Usha Vance learned her husband, JD, had been selected to be Donald Trump’s running mate “maybe five minutes” before the news was made public – and just about an hour before he was formally nominated.
“It really was like a bolt of lightning,” Vance said during an interview on Meghan McCain’s podcast, Citizen McCain. Nearly a year later, seated in the Naval Observatory, Vance reflected on how radically her life has changed – “people call you ma’am. No one’s ever called me ma’am before this.”
Vance, the daughter of immigrants and a one-time Democrat, was a lawyer at a progressive law firm, raising her three young children in Ohio.

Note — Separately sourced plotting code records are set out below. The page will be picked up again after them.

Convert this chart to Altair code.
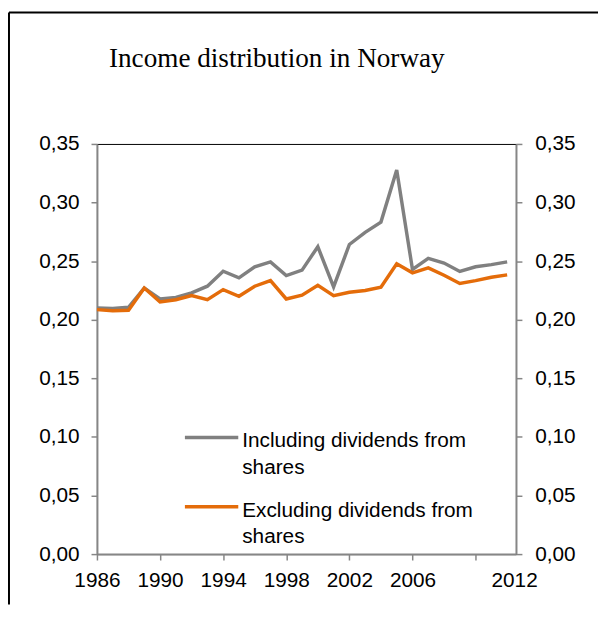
import altair as alt
import pandas as pd

# ---- data ----
years = list(range(1986, 2013))
including = [0.2100, 0.2097, 0.2106, 0.2271, 0.2177, 0.2190, 0.2229, 0.2286, 0.2414,
             0.2357, 0.2451, 0.2494, 0.2377, 0.2423, 0.2623, 0.2280, 0.2642, 0.2746,
             0.2833, 0.3277, 0.2429, 0.2523, 0.2484, 0.2412, 0.2452, 0.2470, 0.2494]
excluding = [0.2086, 0.2077, 0.2080, 0.2271, 0.2151, 0.2171, 0.2206, 0.2171, 0.2257,
             0.2200, 0.2286, 0.2334, 0.2177, 0.2209, 0.2294, 0.2206, 0.2234, 0.2249,
             0.2277, 0.2477, 0.2400, 0.2443, 0.2380, 0.2309, 0.2334, 0.2363, 0.2383]
series_names = ["Including dividends from shares", "Excluding dividends from shares"]
series_colors = ["#808080", "#E46C0A"]
x_tick_values = [1986, 1990, 1994, 1998, 2002, 2006, 2010]
x_last_label = 2012.44
y_tick_values = [0.0, 0.05, 0.10, 0.15, 0.20, 0.25, 0.30, 0.35]
title_text = "Income distribution in Norway"

df = pd.DataFrame({
    "year": years * 2,
    "value": including + excluding,
    "series": [series_names[0]] * len(years) + [series_names[1]] * len(years),
    "order": [0] * len(years) + [1] * len(years),
})

AXIS_GREY = "#868686"
SANS = "Liberation Sans"
FS = 21
W, H = 424, 415

color_enc = alt.Color("series:N", scale=alt.Scale(domain=series_names, range=series_colors), legend=None)

x_enc = alt.X(
    "year:Q",
    scale=alt.Scale(domain=[1986, 2012.56], nice=False, zero=False),
    axis=alt.Axis(
        values=x_tick_values + [x_last_label], format="d",
        labelExpr="datum.value == 2010 ? '' : datum.label",
        tickOpacity={"condition": {"test": "datum.value > 2011", "value": 0}, "value": 1},
        labelOverlap=False, labelFlush=False, grid=False, title=None,
        tickSize=6, labelPadding=9.5,
    ),
)

y_scale = alt.Scale(domain=[0, 0.35], nice=False)
ylab = "replace(format(datum.value, '.2f'), '.', ',')"

lines = alt.Chart(df).mark_line(strokeWidth=3.5).encode(
    x=x_enc,
    y=alt.Y("value:Q", scale=y_scale,
            axis=alt.Axis(values=y_tick_values, labelExpr=ylab, grid=False, title=None,
                          orient="left", tickSize=6, labelPadding=12)),
    color=color_enc,
    detail="order:N",
)

right_axis = alt.Chart(df).mark_line(opacity=0).encode(
    x=x_enc,
    y=alt.Y("value:Q", scale=y_scale,
            axis=alt.Axis(values=y_tick_values, labelExpr=ylab, grid=False, title=None,
                          orient="right", tickSize=6, labelPadding=13)),
)

one = pd.DataFrame({"a": [0]})
frame_top = alt.Chart(one).mark_rule(color="black", strokeWidth=2).encode(
    x=alt.value(-89), x2=alt.value(507), y=alt.value(-133))
frame_left = alt.Chart(one).mark_rule(color="black", strokeWidth=2).encode(
    x=alt.value(-89), y=alt.value(-133), y2=alt.value(466))

title = alt.Chart(one).mark_text(
    text=title_text, font="Liberation Serif", fontSize=27.5, align="center",
    baseline="alphabetic", color="black").encode(x=alt.value(182), y=alt.value(-78))

legend_df = pd.DataFrame({
    "series": series_names,
    "label": [s.replace(" shares", "\nshares") for s in series_names],
})
legend_layers = []
for i in range(len(series_names)):
    row = legend_df.iloc[[i]]
    legend_layers.append(
        alt.Chart(row).mark_rule(strokeWidth=3.5).encode(
            x=alt.value(89), x2=alt.value(143), y=alt.value(297 + 70 * i), color=color_enc))
    legend_layers.append(
        alt.Chart(row).mark_text(align="left", baseline="alphabetic", font=SANS, fontSize=FS,
                                 lineBreak="\n", lineHeight=27, color="black").encode(
            x=alt.value(147), y=alt.value(307 + 70 * i), text="label:N"))

chart = alt.layer(lines, right_axis, frame_top, frame_left, title, *legend_layers).resolve_axis(
    y="independent"
).properties(width=W, height=H, padding=0).configure_view(
    stroke="black", strokeWidth=1
).configure_axis(
    domainColor=AXIS_GREY, domainWidth=2, tickColor=AXIS_GREY, tickWidth=1.5,
    labelFont=SANS, labelFontSize=FS, labelColor="black",
)

chart.save("out.html", embed_options={"renderer": "svg", "actions": False})
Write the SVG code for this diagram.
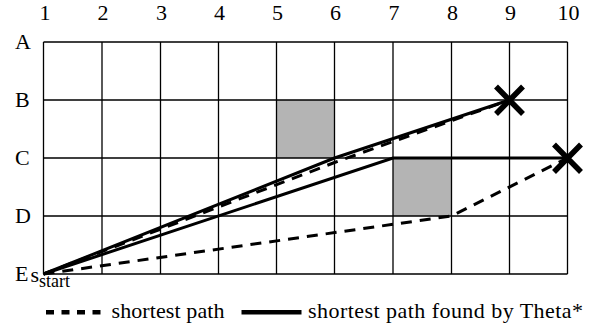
<svg xmlns="http://www.w3.org/2000/svg" width="594" height="326" viewBox="0 0 594 326">
<style>
text{font-size:22px;fill:#000}
.grid{stroke:#000;stroke-width:1.3;fill:none}
.cell{fill:#b4b4b4}
.solid{stroke:#000;stroke-width:3;fill:none;stroke-linejoin:miter}
.dash{stroke:#000;stroke-width:3;fill:none;stroke-dasharray:11 8}
.x{stroke:#000;stroke-width:5.5;stroke-linecap:butt}
.col{text-anchor:middle}
</style>
<rect width="594" height="326" fill="#fff"/>
<g id="blocked">
<rect class="cell" x="276.5" y="100" width="58" height="58"/>
<rect class="cell" x="393" y="158" width="58.5" height="58"/>
</g>
<g id="grid" class="grid">
<path d="M43.5,42H567.5M43.5,100H567.5M43.5,158H567.5M43.5,216H567.5M43.5,274H567.5"/>
<path d="M43.5,42V274M102,42V274M160.5,42V274M218.5,42V274M276.5,42V274M334.5,42V274M393,42V274M451.5,42V274M509.5,42V274M567.5,42V274"/>
</g>
<g id="labels" font-family="Liberation Serif, Tinos, Times New Roman, DejaVu Serif, serif">
<text class="col" x="45" y="20">1</text>
<text class="col" x="103" y="20">2</text>
<text class="col" x="161.5" y="20">3</text>
<text class="col" x="219.5" y="20">4</text>
<text class="col" x="277.5" y="20">5</text>
<text class="col" x="335.5" y="20">6</text>
<text class="col" x="394" y="20">7</text>
<text class="col" x="452.5" y="20">8</text>
<text class="col" x="510.5" y="20">9</text>
<text class="col" x="568.5" y="20">10</text>
<text x="15" y="48.5">A</text>
<text x="15" y="106.5">B</text>
<text x="15" y="164.5">C</text>
<text x="15" y="222.5">D</text>
<text x="15" y="280.5">E</text>
<text x="30.5" y="281.5">s<tspan font-size="18" dy="5.5">start</tspan></text>
</g>
<g id="connectors">
<path class="solid" d="M43.5,274L334.5,158L509.5,100"/>
<path class="dash" d="M43.5,274L334.5,162.5L509.5,100"/>
<path class="solid" d="M43.5,274L393,158L567.5,158"/>
<path class="dash" d="M43.5,274L451.5,216L567.5,158"/>
</g>
<g id="goal-B9">
<path class="x" d="M496,86.5L523,114M523,86.5L496,114"/>
</g>
<g id="goal-C10">
<path class="x" d="M554,144.5L581,172M581,144.5L554,172"/>
</g>
<g id="legend" font-family="Liberation Serif, Tinos, Times New Roman, DejaVu Serif, serif">
<path d="M46,312.3H106" stroke="#000" stroke-width="4.5" stroke-dasharray="8 7.5"/>
<text x="111.5" y="317.5" textLength="113">shortest path</text>
<path d="M241.5,312.3H301.5" stroke="#000" stroke-width="4.5"/>
<text x="308" y="317.5" textLength="275">shortest path found by Theta*</text>
</g>
</svg>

Now, as second lady, she can’t leave a gym class without being spotted in Washington.
During the nearly hour-long interview, Vance was not asked to weigh in on any actions by the Trump administration, the president’s decision to strike Iran, the immigration raids that have roiled her native California or the crackdown on colleges and law firms.
Instead, Vance spoke about how the second couple is working to create a sense of normalcy for their three young children, and how she hopes to use her role to “make things just a little bit better for other people”. She talked about missing Ohio, trying to keep her kids off screens, her husband’s love for baking, and losing “that sense of being anonymous in public”.
Asked about being a first – Vance is the nation’s first south Asian and Hindu second lady – she said it has “not been something that people are hyper-focused on”.
“Maybe we’ve just sort of moved beyond trying to count firsts of everything,” she said, noting also that many people have told her “how proud they are and how excited they are for this, and that does give me a little bit of a sense of purpose”.
At the end of the interview, McCain, a former host of The View and daughter of the late Republican senator John McCain, raised what she called the “elephant in the room” and asked whether Vance had considered the prospect “that you could be our first lady in a few years”.
“I’m not plotting out next steps or really trying for anything after this,” Vance said. “In a dream world, eventually, I’ll be able to live in my home and kind of continue my career and all those sorts of things. And if that happens in four years, I understand. If that happens at some other point in the future, I understand. I’m just sort of along for the ride and enjoying it while I can.”
Vance has resisted choosing a single social cause to champion as her predecessors have done, concerned that the immediate response would be to “attribute some kind of political motive or start to polarize around it”. But she offered a glimpse of what she may focus on in her role. Her office is hosting the “Second Lady’s 2025 Summer Reading Challenge”, which she described as “the first of many small attempts” to promote reading as a way to draw “children into the world of things and not of devices”.
At one point in the conversation, McCain revealed that she was expecting a third child – a boy – and asked Vance to “share with me and women in America why having three kids is good”. Vance quickly congratulated McCain, and described how her children operated as a “pack”, playing together and taking care of each other. She assured McCain that the transition from two to three children was “shockingly, the easiest of all”.